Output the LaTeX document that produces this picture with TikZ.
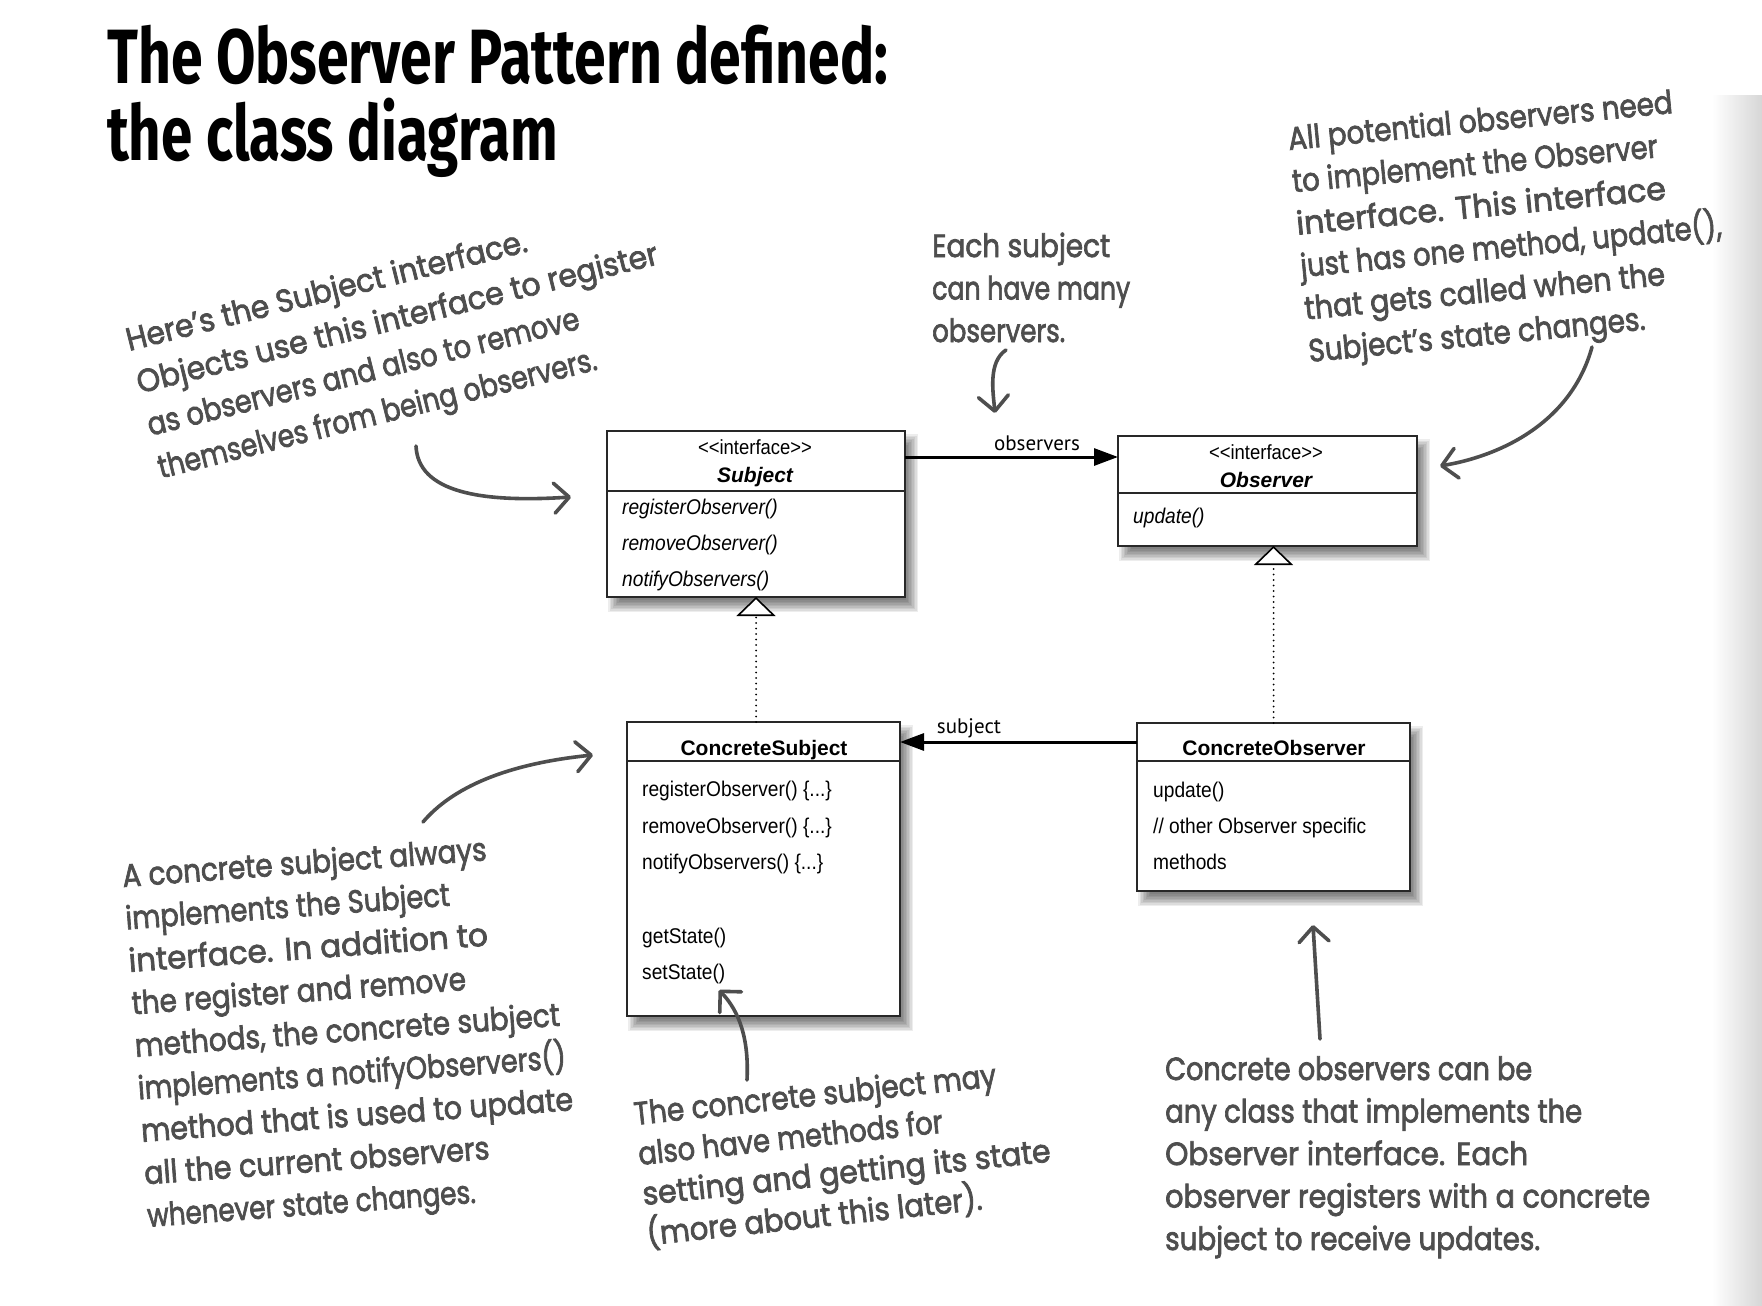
\documentclass[tikz,border=0pt]{standalone}
\usepackage{fontspec}
\setmainfont{Liberation Sans}
\newfontfamily\narrowsans{Liberation Sans}[FakeStretch=0.9]
\newfontfamily\handfont{Poppins}[FakeBold=2.4]
\newfontfamily\titlefont{Fira Sans}
\newfontfamily\labelfont{PT Sans}
\usetikzlibrary{arrows.meta,backgrounds,calc}
\definecolor{handgray}{RGB}{78,78,78}
\definecolor{boxline}{RGB}{40,40,40}
\newcommand\hw[2]{\resizebox{#1pt}{\height}{#2}}
\newcommand\hwl[2]{\hbox{\resizebox{#1pt}{\height}{#2}}}
\newcommand\handblock[2]{\vtop{\baselineskip=#1pt\lineskiplimit=-200pt\lineskip=0pt #2}}
\begin{document}
\begin{tikzpicture}[x=1pt,y=-1pt,
  classbox/.style={draw=boxline, line width=1.4pt, fill=white, inner sep=0pt, outer sep=0pt, anchor=north west},
  divider/.style={draw=boxline, line width=1.4pt},
  stereo/.style={font=\narrowsans\fontsize{20.5}{22}\selectfont, anchor=base, inner sep=0pt},
  cname/.style={font=\bfseries\fontsize{21}{23}\selectfont, anchor=base, inner sep=0pt},
  iname/.style={font=\bfseries\itshape\fontsize{21}{23}\selectfont, anchor=base, inner sep=0pt},
  imeth/.style={font=\narrowsans\itshape\fontsize{21.3}{23}\selectfont, anchor=base west, inner sep=0pt},
  meth/.style={font=\narrowsans\fontsize{21.3}{23}\selectfont, anchor=base west, inner sep=0pt},
  lbl/.style={font=\labelfont\fontsize{21}{23}\selectfont, anchor=base, inner sep=0pt},
  assoc/.style={draw=black, line width=3pt, -{Triangle[length=24pt,width=17pt]}},
  realize/.style={draw=black, line width=2pt, line cap=round, dash pattern=on 0pt off 5.5pt,
     -{Triangle[length=19pt,width=39pt,fill=white,line width=1.6pt]}},
  hand/.style={font=\handfont\fontsize{32}{40}\selectfont, text=handgray, anchor=base west, inner sep=0pt},
  handarrow/.style={draw=handgray, line width=3.6pt, line cap=round,
     -{Straight Barb[length=15pt,width=30pt,round]}},
  titletext/.style={font=\titlefont\bfseries\fontsize{77}{80}\selectfont, anchor=base west, inner sep=0pt}
]
\useasboundingbox (0,0) rectangle (1762,1306);

% ---------- title ----------
\node[titletext] (t1) at (107,84) {\hw{781}{The Observer Pattern defined:}};
\node[titletext] (t2) at (107,160) {\hw{451}{the class diagram}};

% ---------- class boxes ----------
\node[classbox, minimum width=298pt, minimum height=166pt] (subj) at (607,431) {};
\node[classbox, minimum width=299pt, minimum height=110pt] (obs) at (1118,436) {};
\node[classbox, minimum width=273pt, minimum height=294pt] (csub) at (627,722) {};
\node[classbox, minimum width=273pt, minimum height=168pt] (cobs) at (1137,723) {};

\draw[divider] (subj.west |- 0,491) -- (subj.east |- 0,491);
\draw[divider] (obs.west |- 0,493) -- (obs.east |- 0,493);
\draw[divider] (csub.west |- 0,761) -- (csub.east |- 0,761);
\draw[divider] (cobs.west |- 0,761) -- (cobs.east |- 0,761);

% Subject
\node[stereo] (subjst) at (755,454) {<\kern0pt<interface>\kern0pt>};
\node[iname] (subjnm) at (755,482) {Subject};
\node[imeth] (subjm1) at (622,514) {registerObserver()};
\node[imeth] (subjm2) at (622,550) {removeObserver()};
\node[imeth] (subjm3) at (622,586) {notifyObservers()};

% Observer
\node[stereo] (obsst) at (1266,459) {<\kern0pt<interface>\kern0pt>};
\node[iname] (obsnm) at (1266,487) {Observer};
\node[imeth] (obsm1) at (1133,523) {update()};

% ConcreteSubject
\node[cname] (csubnm) at (764,755) {ConcreteSubject};
\node[meth] (csubm1) at (642,796) {registerObserver() \{...\}};
\node[meth] (csubm2) at (642,833) {removeObserver() \{...\}};
\node[meth] (csubm3) at (642,869) {notifyObservers() \{...\}};
\node[meth] (csubm4) at (642,943) {getState()};
\node[meth] (csubm5) at (642,979) {setState()};

% ConcreteObserver
\node[cname] (cobsnm) at (1274,755) {ConcreteObserver};
\node[meth] (cobsm1) at (1153,797) {update()};
\node[meth] (cobsm2) at (1153,833) {// other Observer specific};
\node[meth] (cobsm3) at (1153,869) {methods};

% ---------- connectors ----------
\draw[assoc] (subj.east |- 0,457) -- (obs.west |- 0,457);
\node[lbl] (lobs) at (1037,450) {observers};
\draw[assoc] (cobs.west |- 0,742) -- (csub.east |- 0,742);
\node[lbl] (lsub) at (969,733) {subject};

\draw[realize] (csub.north -| subj.south) -- (subj.south);
\draw[realize] (cobs.north) -- (cobs.north |- obs.south);

% ---------- annotations ----------
\node[hand, rotate=14] (tlnote) at (129,351) {\handblock{43.8}{%
  \hwl{412}{Here’s the Subject interface.}%
  \hwl{536}{Objects use this interface to register}%
  \hwl{444}{as observers and also to remove}%
  \hwl{451}{themselves from being observers.}}};

\node[hand] (tmnote) at (932,257) {\handblock{42.5}{%
  \hwl{178}{Each subject}%
  \hwl{198}{can have many}%
  \hwl{133}{observers.}}};

\node[hand, rotate=5.5] (trnote) at (1289,150) {\handblock{42.6}{%
  \hwl{386}{All potential observers need}%
  \hwl{367}{to implement the Observer}%
  \hwl{371}{interface.\hspace{12pt}This interface}%
  \hwl{423}{just has one method, update(),}%
  \hwl{362}{that gets called when the}%
  \hwl{338}{Subject’s state changes.}}};

\node[hand, rotate=4.2] (blnote) at (123,887) {\handblock{42.6}{%
  \hwl{365}{A concrete subject always}%
  \hwl{325}{implements the Subject}%
  \hwl{360}{interface.\hspace{12pt}In addition to}%
  \hwl{335}{the register and remove}%
  \hwl{426}{methods, the concrete subject}%
  \hwl{429}{implements a notifyObservers()}%
  \hwl{433}{method that is used to update}%
  \hwl{346}{all the current observers}%
  \hwl{329}{whenever state changes.}}};

\node[hand, rotate=6.1] (bmnote) at (635,1125) {\handblock{40.3}{%
  \hwl{364}{The concrete subject may}%
  \hwl{306}{also have methods for}%
  \hwl{410}{setting and getting its state}%
  \hwl{337}{(more about this later).}}};

\node[hand] (brnote) at (1165,1080) {\handblock{42.5}{%
  \hwl{367}{Concrete observers can be}%
  \hwl{417}{any class that implements the}%
  \hwl{363}{Observer interface.\hspace{12pt}Each}%
  \hwl{485}{observer registers with a concrete}%
  \hwl{375}{subject to receive updates.}}};

% ---------- annotation arrows ----------
\coordinate (a1s) at (416,446);
\coordinate (a1e) at (571,497);
\draw[handarrow] (a1s) .. controls (418,492) and (480,503) .. (a1e);

\coordinate (a2s) at (1006,350);
\coordinate (a2e) at (995,413);
\draw[handarrow] (a2s) .. controls (988,362) and (993,392) .. (a2e);

\coordinate (a3s) at (1592,347);
\coordinate (a3e) at (1440,466);
\draw[handarrow] (a3s) .. controls (1572,420) and (1505,455) .. (a3e);

\coordinate (a4s) at (423,822);
\coordinate (a4e) at (593,755);
\draw[handarrow] (a4s) .. controls (452,788) and (505,764) .. (a4e);

\coordinate (a5s) at (747,1080);
\coordinate (a5e) at (719,990);
\draw[handarrow] (a5s) .. controls (749,1040) and (740,1012) .. (a5e);

\coordinate (a6s) at (1320,1039);
\coordinate (a6e) at (1313,925);
\draw[handarrow] (a6s) -- (a6e);

% ---------- background and shadows ----------
\begin{scope}[on background layer]
  \fill[white] (0,0) rectangle (1762,1306);
  \shade[left color=white, right color=black!16] (1712,95) rectangle (1762,1306);
  \foreach \n in {subj,obs,csub,cobs}{
    \foreach \r in {-6,-4.5,...,6}{
      \fill[black, opacity=0.07] ([shift={({7-(\r)},{9-(\r)})}]\n.north west)
          rectangle ([shift={({7+(\r)},{9+(\r)})}]\n.south east);
    }
  }
\end{scope}
\end{tikzpicture}
\end{document}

- _WRITTEN INSTRUCTION_
Take every line above carrying "that" and return it.

- _SOLUTION TO THIS PROBLEM_
Output the LaTeX document that produces this picture with TikZ.
  \hwl{362}{that gets called when the}%
  \hwl{433}{method that is used to update}%
  \hwl{417}{any class that implements the}%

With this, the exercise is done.